Gordon-Reed won sixteen book prizes, including the Pulitzer Prize in History in 2009 and the National Book Award in 2008, for The Hemingses of Monticello: An American Family (W.W. Norton, 2008). In addition to articles and reviews, her other works include Thomas Jefferson and Sally Hemings: An American Controversy (UVA Press, 1997). Vernon Can Read! A Memoir, a collaboration with Vernon Jordan. (PublicAffairs 2001), Race on Trial: Law and Justice in American History (Oxford University Press, 2002), a volume of essays that she edited, Andrew Johnson (Times Books/Henry Holt, 2010) and, most recently, with Peter S. Onuf, “Most Blessed of the Patriarchs”: Thomas Jefferson and the Empire of the Imagination (Liveright Publishing, 2016). Gordon-Reed was the Vyvyan Harmsworth Visiting Professor of American History at the University of Oxford (Queens College) 2014-2015. Between 2010 and 2015, she was the Carol K. Pforzheimer Professor at the Radcliffe Institute for Advanced Study at Harvard University. She was the 2018-2019 President of Society for Historians of the Early American Republic. She is the current President of the Ames Foundation.
A selected list of her honors include a fellowship from the Dorothy and Lewis B. Cullman Center for Scholars and Writers at the New York Public Library, a Guggenheim Fellowship in the humanities, a MacArthur Fellowship, the National Humanities Medal, the National Book Award, the Frederick Douglass Book Prize, and the George Washington Book Prize, and the Anisfeld-Wolf Book. Gordon-Reed was elected a fellow of the American Academy of Arts and Sciences in 2011 and is a member of the Academy’s Commission on the Humanities and Social Sciences. In 2019, she was elected as a member of the American Philosophical Society.

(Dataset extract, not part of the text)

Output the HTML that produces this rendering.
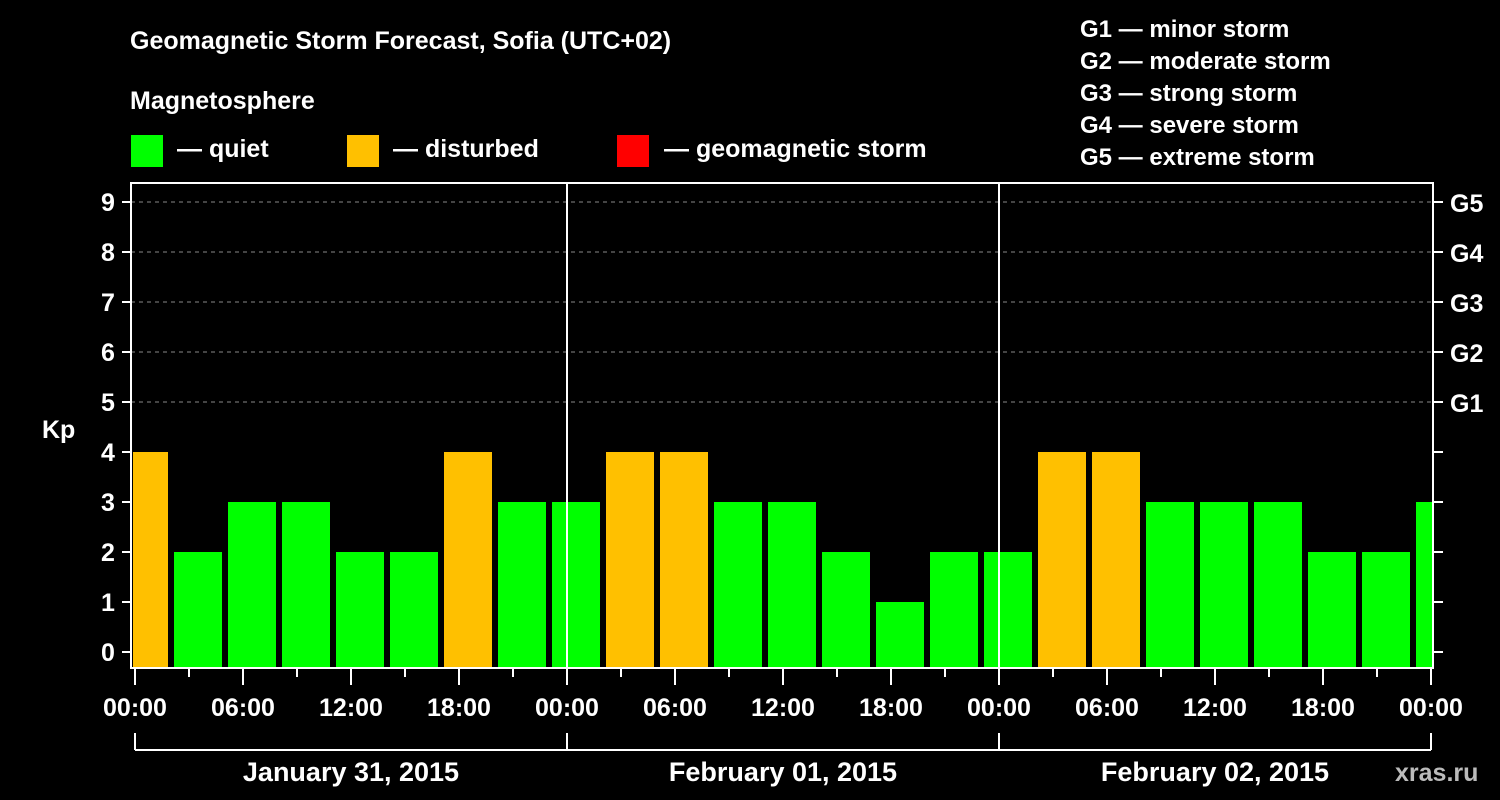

Robert Parkinson (Binghamton University) specializes in early American history, especially the American Revolution. His first book, The Common Cause: Creating Nation and Race in the American Revolution (Omohundro Institute with UNC Press) explores how questions of race collided with pressing issues of nation building at the Founding. It won the James A. Rawley Prize for the best book on American race relations. An abbreviated version, entitled Thirteen Clocks: How Race Made America Independent, is forthcoming from UNC Press in the spring of 2021.
Professor Parkinson was the 2006-2008 OI-NEH Postdoctoral Fellow and also has held fellowships at the C.V. Starr Center for the Study of the American Experience, the Library Company of Philadelphia, among several others.
His current book project, The Heart of American Darkness, is a microhistory about how the grisly murder of nine Indians on a tributary of the Ohio River in 1774 exerted a surprisingly powerful influence in the political and rhetorical life of the early American republic.